During the past decade, bullying has become more lethal and has occurred more frequently than it had in the last two decades. It is no longer just child’s play but can be a terrifying experience that school children face every day.

This week I would like to address several things you and your child can do if s/he is being harassed by a bully.

When Students Are Being Bullied They Can:

1. Be firm and clear - look the bully in the eye and tell the bully to stop.

2. Get away from the situation as quickly as possible.

3. Compliment the bully for the bad behavior and ask them to do it more.

4. Agree with the bully. This will confuse him/her.

5. Act like the bully wants you to feel. THEN stop and explain. (Start to cry and then ask if that is what s/he wanted you to do. Have fun.)

6. Use an “I” message. I feel _____ when ______ and I want ____. (“I feel hurt when you call me names and you need to stop.”)

7. Agree with a smile. (“Thanks for sharing that. You can say that again”)

8. The broken record. (“I hear you” answered to every comment.)

Practice these suggestions with your child and if it still persists read on.

What Parents Can Do If Your Child Is Being Bullied

1. If there are cuts and bruises, or if there is damage to clothing or possessions take photographs.

2. Without overreacting, convey to the child that you are angry about the bullying. Be sympathetic about the problem and assure the child that you will take appropriate action. Never blame your child or tell him to fight back.
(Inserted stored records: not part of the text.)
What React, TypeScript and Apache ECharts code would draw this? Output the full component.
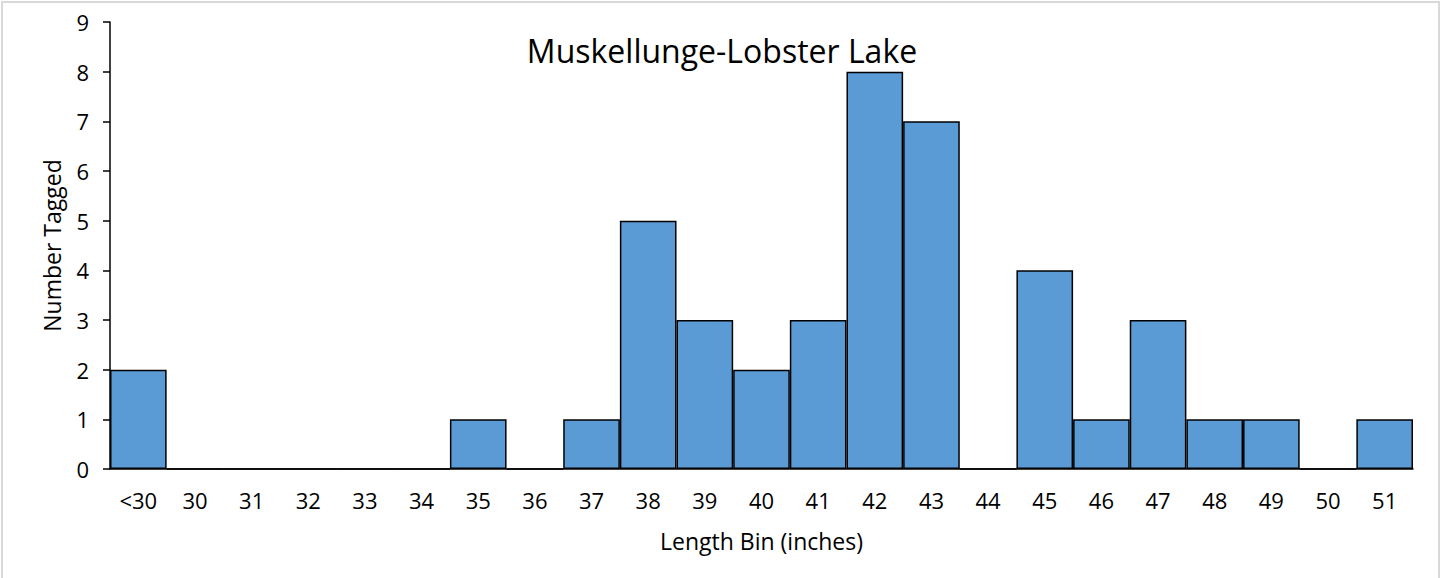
import React, { useEffect, useRef } from "react";
import * as echarts from "echarts";

const categories = ["<30", "30", "31", "32", "33", "34", "35", "36", "37", "38", "39", "40", "41", "42", "43", "44", "45", "46", "47", "48", "49", "50", "51"];
const numberTagged = [2, 0, 0, 0, 0, 0, 1, 0, 1, 5, 3, 2, 3, 8, 7, 0, 4, 1, 3, 1, 1, 0, 1];
const yTicks = { min: 0, max: 9, interval: 1 };
const titleText = "Muskellunge-Lobster Lake";
const xName = "Length Bin (inches)";
const yName = "Number Tagged";

const FONT = "Open Sans";

export default function App() {
  const ref = useRef<HTMLDivElement>(null);
  useEffect(() => {
    if (!ref.current) return;
    const chart = echarts.init(ref.current, null, { renderer: "svg" });
    chart.setOption({
      animation: false,
      backgroundColor: "#ffffff",
      textStyle: { fontFamily: FONT },
      graphic: [
        {
          type: "rect",
          shape: { x: 2, y: 2, width: 1437, height: 590 },
          style: { fill: "none", stroke: "#d9d9d9", lineWidth: 2 },
          silent: true,
        },
        {
          type: "text",
          x: 722,
          y: 50,
          style: {
            text: titleText,
            font: `32px "${FONT}"`,
            fill: "#000000",
            textAlign: "center",
            textVerticalAlign: "middle",
          },
        },
      ],
      grid: { left: 110, right: 29, top: 22, bottom: 109, containLabel: false },
      xAxis: {
        type: "category",
        data: categories,
        name: xName,
        nameLocation: "middle",
        nameGap: 60,
        nameTextStyle: { fontSize: 23, color: "#000", fontFamily: FONT },
        axisLine: { show: true, lineStyle: { color: "#000", width: 1.5 } },
        axisTick: { show: false },
        axisLabel: { fontSize: 22, color: "#000", margin: 20, fontFamily: FONT, interval: 0 },
        splitLine: { show: false },
      },
      yAxis: {
        type: "value",
        min: yTicks.min,
        max: yTicks.max,
        interval: yTicks.interval,
        name: yName,
        nameLocation: "middle",
        nameGap: 47,
        nameTextStyle: { fontSize: 23, color: "#000", fontFamily: FONT },
        axisLine: { show: true, lineStyle: { color: "#000", width: 1.5 } },
        axisTick: { show: true, inside: false, length: 7, lineStyle: { color: "#000", width: 1.5 } },
        axisLabel: { fontSize: 22, color: "#000", margin: 21, fontFamily: FONT },
        splitLine: { show: false },
      },
      series: [
        {
          type: "bar",
          data: numberTagged,
          barCategoryGap: "0%",
          itemStyle: { color: "#5B9BD5", borderColor: "#000", borderWidth: 1.5 },
        },
      ],
    });
    return () => chart.dispose();
  }, []);
  return (
    <div
      ref={ref}
      style={{ position: "fixed", left: 0, top: 0, width: 1442, height: 578, background: "#fff" }}
    />
  );
}
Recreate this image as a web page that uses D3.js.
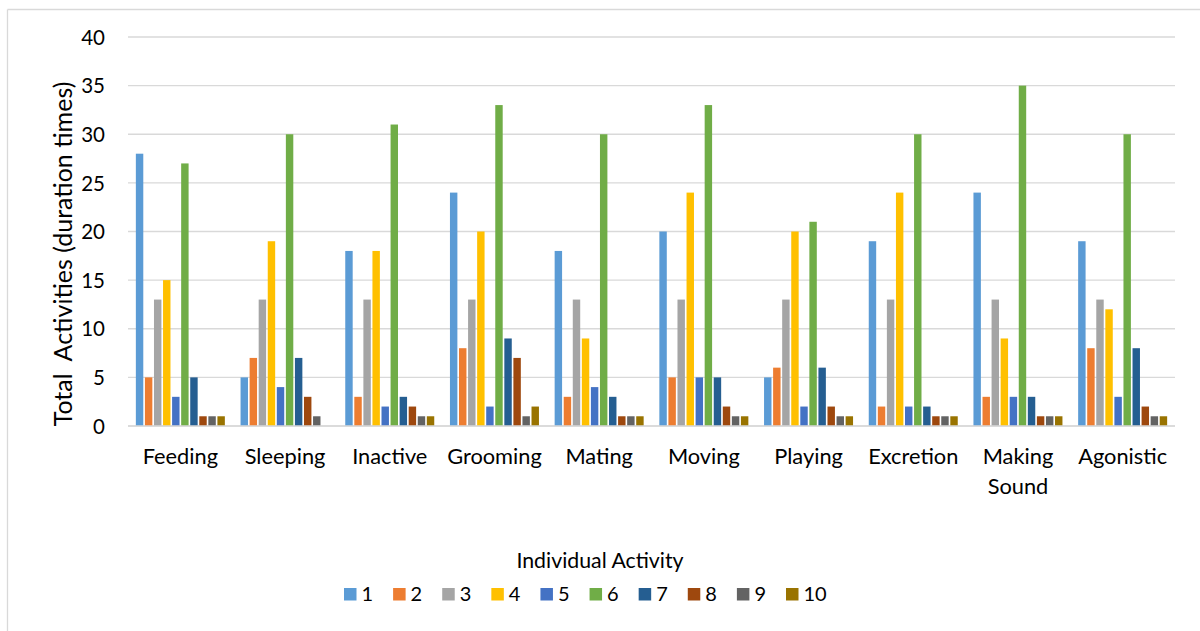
<!DOCTYPE html>
<html><head><meta charset="utf-8">
<script src="https://cdn.jsdelivr.net/npm/d3@7"></script>
<style>body{margin:0;background:#fff}svg{display:block;font-family:Lato,"Noto Sans",sans-serif}</style>
</head><body><svg id="c" width="1200" height="631"></svg>
<script>
const categories = ["Feeding","Sleeping","Inactive","Grooming","Mating","Moving","Playing","Excretion","Making Sound","Agonistic"];
const seriesNames = ["1","2","3","4","5","6","7","8","9","10"];
const s1  = [28,5,18,24,18,20,5,19,24,19];
const s2  = [5,7,3,8,3,5,6,2,3,8];
const s3  = [13,13,13,13,13,13,13,13,13,13];
const s4  = [15,19,18,20,9,24,20,24,9,12];
const s5  = [3,4,2,2,4,5,2,2,3,3];
const s6  = [27,30,31,33,30,33,21,30,35,30];
const s7  = [5,7,3,9,3,5,6,2,3,8];
const s8  = [1,3,2,7,1,2,2,1,1,2];
const s9  = [1,1,1,1,1,1,1,1,1,1];
const s10 = [1,0,1,2,1,1,1,1,1,1];
const seriesValues = [s1,s2,s3,s4,s5,s6,s7,s8,s9,s10];
const yTicks = [0,5,10,15,20,25,30,35,40];
const colors = ["#5B9BD5","#ED7D31","#A5A5A5","#FFC000","#4472C4","#70AD47","#255E91","#9E480E","#636363","#997300"];

const svg = d3.select("#c");
// outer chart frame (partially visible)
svg.append("line").attr("x1",7.5).attr("x2",7.5).attr("y1",9.5).attr("y2",631).attr("stroke","#d9d9d9").attr("stroke-width",1.3);
svg.append("line").attr("x1",7.5).attr("x2",1200).attr("y1",9.5).attr("y2",9.5).attr("stroke","#d9d9d9").attr("stroke-width",1.3);

const L=128, R=1175, T=37, B=426;
const x0 = d3.scaleBand().domain(categories).range([L,R]).paddingInner(0.15).paddingOuter(0.075);
const x1 = d3.scaleBand().domain(seriesNames).range([0,x0.bandwidth()]).paddingInner(0.18).paddingOuter(0);
const y = d3.scaleLinear().domain([0,40]).range([B,T]);

// gridlines
svg.append("g").selectAll("line").data(yTicks).join("line")
  .attr("x1",L).attr("x2",R).attr("y1",d=>y(d)).attr("y2",d=>y(d))
  .attr("stroke","#d9d9d9").attr("stroke-width",1.3);

// y axis labels
const yAxis = d3.axisLeft(y).tickValues(yTicks).tickSize(0).tickPadding(0);
const ya = svg.append("g").attr("transform","translate(105,0)").call(yAxis);
ya.select(".domain").remove();
ya.selectAll("text").attr("font-size",20.5).attr("font-family","Lato,'Noto Sans',sans-serif").attr("fill","#000").attr("dy","0.35em");

// bars
const g = svg.append("g");
categories.forEach((c,ci)=>{
  seriesNames.forEach((s,si)=>{
    const v = seriesValues[si][ci];
    if(v<=0) return;
    g.append("rect")
      .attr("x",x0(c)+x1(s)).attr("width",x1.bandwidth())
      .attr("y",y(v)).attr("height",y(0)-y(v))
      .attr("fill",colors[si]);
  });
});

// baseline
svg.append("line").attr("x1",L).attr("x2",R).attr("y1",B).attr("y2",B).attr("stroke","#d9d9d9").attr("stroke-width",1.5);

// category labels
const xl = svg.append("g").attr("font-size",21.8).attr("fill","#000").attr("text-anchor","middle");
categories.forEach(c=>{
  const cx = x0(c)+x0.bandwidth()/2;
  const words = c.split(" ");
  const t = xl.append("text").attr("x",cx).attr("y",464);
  words.forEach((w,i)=>t.append("tspan").attr("x",cx).attr("dy",i===0?0:29.5).text(w));
});

// y title
svg.append("text").attr("transform","translate(72,254) rotate(-90)")
  .attr("text-anchor","middle").attr("font-size",25).attr("fill","#000")
  .attr("xml:space","preserve").style("white-space","pre")
  .text("Total  Activities (duration times)");

// x title
svg.append("text").attr("x",600).attr("y",568).attr("text-anchor","middle")
  .attr("font-size",21.3).attr("fill","#000").text("Individual Activity");

// legend
const lx = d3.scaleLinear().domain([0,9]).range([344,786]);
const lg = svg.append("g");
seriesNames.forEach((s,i)=>{
  lg.append("rect").attr("x",lx(i)).attr("y",588).attr("width",12.5).attr("height",12.5).attr("fill",colors[i]);
  lg.append("text").attr("x",lx(i)+17.5).attr("y",601).attr("font-size",20).attr("fill","#000").text(s);
});
</script></body></html>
3. Do not promise to keep the incident secret. Explain this protects the bully who is counting on the child to remain silent.

4. Find out what, when and where it happened, who was involved and if there were witnesses. Ask what response your child made and whether the incident is one of a series.

5. Make an appointment with the school principal or staff member who handles parent complaints. Give them a written report of the bullying incident. Make detailed notes of the reaction of the school personnel to your complaint. Include names, staff position and dates. Ask the school what appropriate steps they intent to take.

6. Contact the parents of the bully. Some will react in a concerned and cooperative way and will make reparations for the damaged possessions, but many will not. In the latter case, point out what has happened is an assault, that you have reported the bullying to the school, and that it could become a matter for the police.

7. If neither the parents or the school personnel show appropriate concern followed by action, go higher in the school administration. If this proves unsuccessful, send a copy of the report of all events and photographs to the police for their files and advise them you are seeing a lawyer. If money is a problem, low cost legal help is available in most towns.

8. Under Title IX of the Education Amendments of 1992, schools have a legal responsibility to ensure that a non- hostile and safe environment is available to all students.

Even though these situations are very distressful remember a parent who is angry and threatening to other parents or school personnel solves nothing and makes life more difficult for his or her child. Be calm and reasonable even if others are not.

Further, parents who punish their children for not fighting back physically are adding to their child’s problems. Unfortunately, the parent who engages bullying behavior often exhibits this behavior toward the school and his/her child.

Bullying can no longer be explained away as a normal part of growing up. Bullying has only harmful effects for the target, the perpetrator and even the bystander.

Many children in our schools are robbed of their opportunity to learn because they are bullied and victimized daily.

Bullying extracts a terrible toll on children and the scars can last a lifetime.

Bullying has also been responsible for children committing suicide.

— Dr. Leta A. Livoti Ph.D, LCSW, LCPC is a psychotherapist in Thompson Falls.